Mahlerians always argue about whether the ‘Rückert Lieder’ are best sung by a mezzo or a baritone, but Alice Coote is one of those singers whose art is in such a class of its own that she banishes all dispute and makes you think that hers is the only way to perform these songs. This is not to say that she is either wayward or egotistical with the work – far from it, for hers is a style of singing closely allied to that of another great Mahler interpreter, Matthias Goerne, in that she is faithful to the score, and she renders the music and poetry with searing intensity and a complete absence of shabby theatrics. In the first song, she refined her luxuriant tone to the merest thread of sound: in the second, she conveyed the sly wit of ‘Dann vor allen nasche du!’ without recourse to coyness: in ‘Liebst du um Schönheit’ she soared up to those ecstatic final phrases with confident skill, and in the final song she conveyed the exact sense of someone, as the poet says, ‘lost to the world.’ Appropriately, her finest singing came in ‘Um Mitternacht’ where ‘O Menschheit’ was full of compassion and the glorious ‘Herr über Tod und Leben’ could not have been more rapturously sung. In all this, as might be expected, Drake was her equal in phrasing, sensitivity and eloquence.

 

Pierre-Laurent Aimard brought the first half to a close with a stunning performance of seven of Ligeti’s ‘Etudes,’ and whatever you may feel about this music, you would have to admit that the playing was dazzling. The most remarkable pieces were Fém where Aimard brought the syncopations to nervous, pulsating life, and Automne à Varsovie where the melancholy, introspective character of the music was wonderfully delineated.

 

Schubert’s Quintet in C is one of the most frequently heard works at the Wigmore, but we can rarely have heard such a performance as this one. Each of the players is a ‘star’ in his or her own right, so you could hardly expect any kind of self-effacing ensemble here – nevertheless, it was truly remarkable that five such disparate musical personalities managed to achieve such unity of purpose. In fact, the slight competitive edge at times provided genuinely exciting music-making, nowhere more so than in the ebullient recapitulation of the Allegro and the headlong rush of the penultimate page of the Allegretto.
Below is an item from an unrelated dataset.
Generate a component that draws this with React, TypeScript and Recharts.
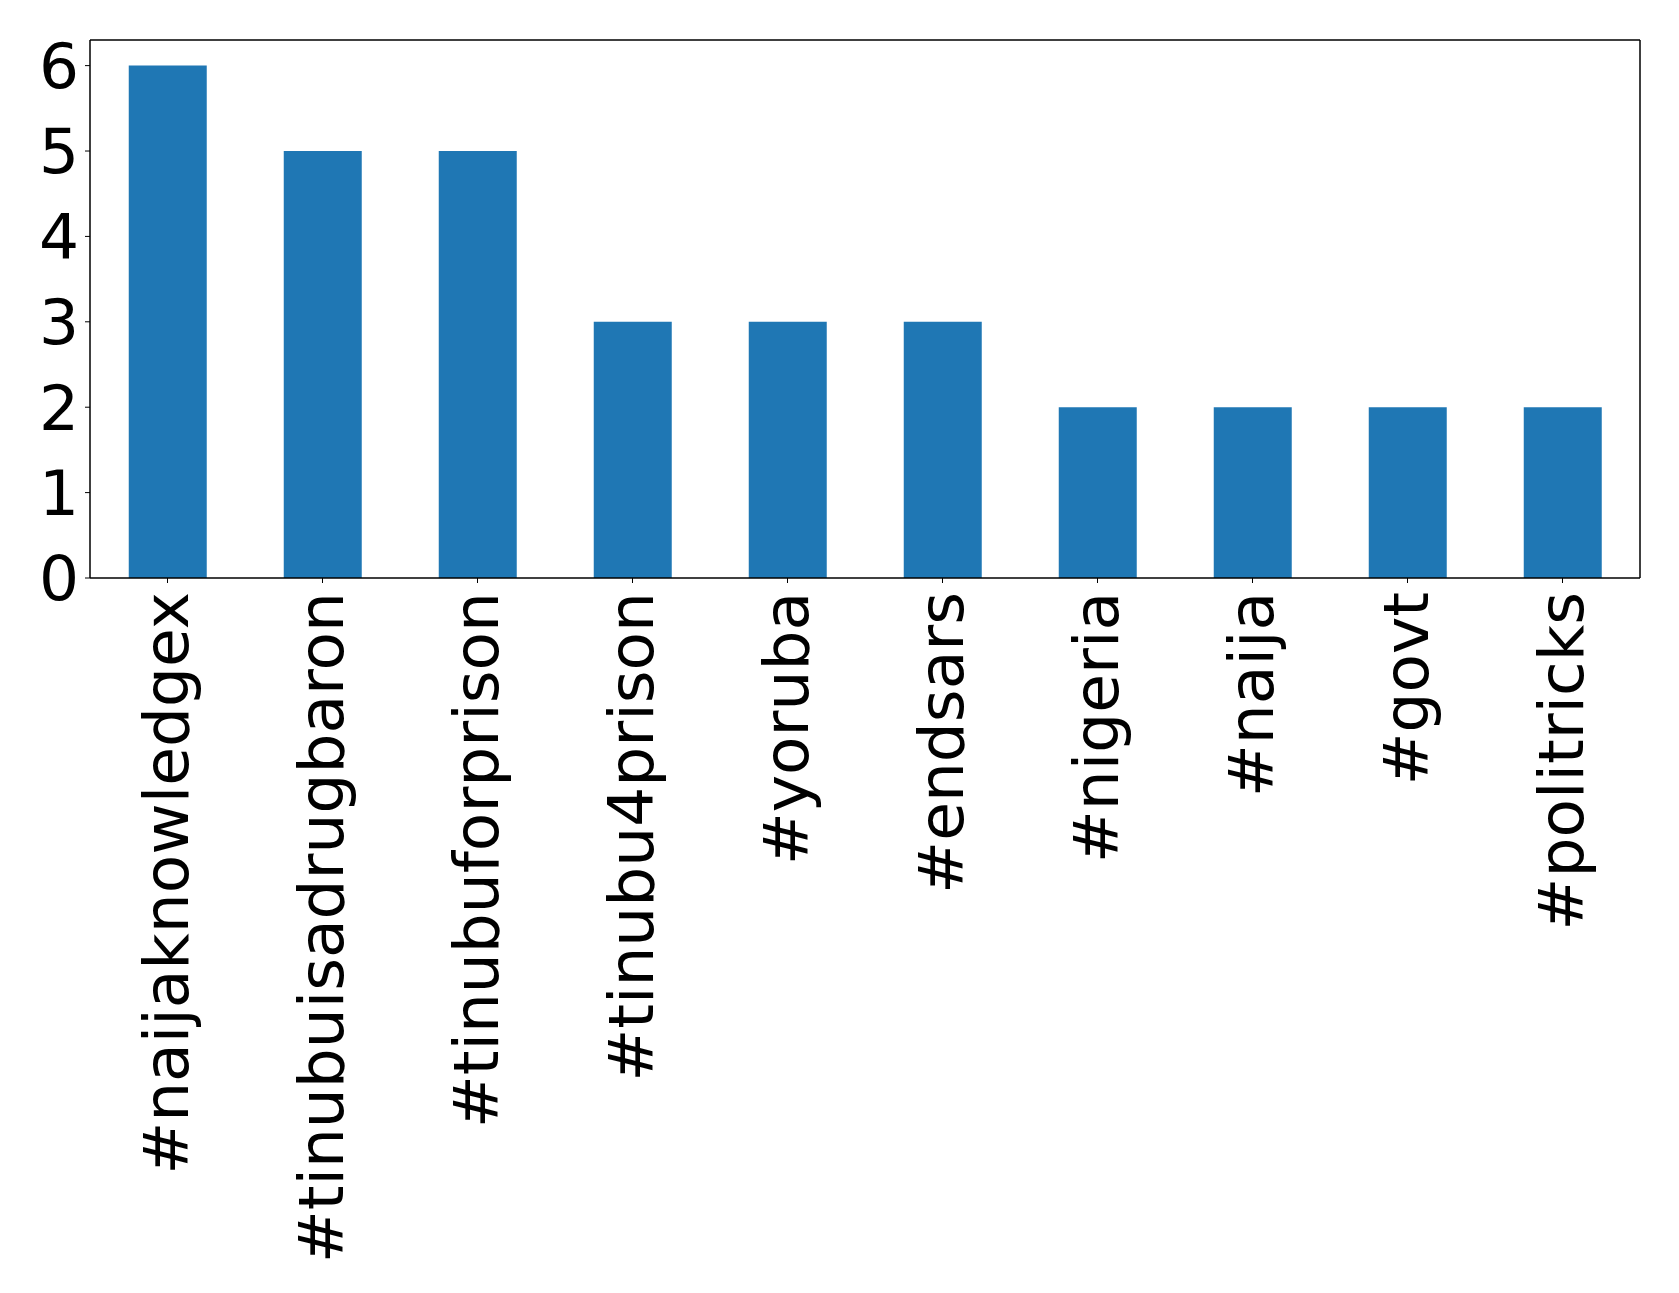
import React from 'react';
import { BarChart, Bar, XAxis, YAxis } from 'recharts';

// hashtag counts
const hashtags = [
  '#naijaknowledgex',
  '#tinubuisadrugbaron',
  '#tinubuforprison',
  '#tinubu4prison',
  '#yoruba',
  '#endsars',
  '#nigeria',
  '#naija',
  '#govt',
  '#politricks',
];
const counts = [6, 5, 5, 3, 3, 3, 2, 2, 2, 2];
const yTicks = [0, 1, 2, 3, 4, 5, 6];

const FONT = '"DejaVu Sans", sans-serif';
const FONT_SIZE = 63;

const data = hashtags.map((tag, i) => ({ tag, count: counts[i] }));

// rotated label, text ends just under the tick
const RotatedTick = (props: any) => {
  const { x, y, payload } = props;
  return (
    <g transform={`translate(${x},${y})`}>
      <text
        transform="rotate(-90)"
        textAnchor="end"
        dy="0.33em"
        fill="#000"
        fontFamily={FONT}
        fontSize={FONT_SIZE}
      >
        {payload.value}
      </text>
    </g>
  );
};

export default function App() {
  return (
    <div style={{ position: 'absolute', left: 0, top: 0, background: '#fff' }}>
      <BarChart
        width={1679}
        height={1293}
        data={data}
        margin={{ top: 39, right: 38, left: 0, bottom: 0 }}
        barCategoryGap="25%"
      >
        <XAxis
          dataKey="tag"
          interval={0}
          height={715}
          tickSize={5}
          tickMargin={9}
          stroke="#000"
          tickLine={{ stroke: '#000' }}
          axisLine={{ stroke: '#000', strokeWidth: 1.5 }}
          tick={<RotatedTick />}
        />
        <XAxis
          xAxisId="top"
          orientation="top"
          dataKey="tag"
          height={1}
          tick={false}
          tickLine={false}
          stroke="#000"
          axisLine={{ stroke: '#000', strokeWidth: 1.5 }}
        />
        <YAxis
          domain={[0, 6.3]}
          ticks={yTicks}
          width={90}
          tickSize={5}
          tickMargin={6}
          stroke="#000"
          axisLine={{ stroke: '#000', strokeWidth: 1.5 }}
          tick={{ fill: '#000', fontFamily: FONT, fontSize: FONT_SIZE }}
        />
        <YAxis
          yAxisId="right"
          orientation="right"
          domain={[0, 6.3]}
          width={1}
          tick={false}
          tickLine={false}
          stroke="#000"
          axisLine={{ stroke: '#000', strokeWidth: 1.5 }}
        />
        <Bar dataKey="count" fill="#1f77b4" isAnimationActive={false} />
      </BarChart>
    </div>
  );
}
The wonderful Adagio – I recall John Tusa once saying that this was the music he wanted to hear in his final moments on earth – was played with that perfect blend of serenity and melancholy which characterizes all that we mean when we say ‘Schubert.’ A wonderful performance, and a fitting tribute to a man whose commitment to the Wigmore Hall will surely inspire many more evenings of such refined musical excellence.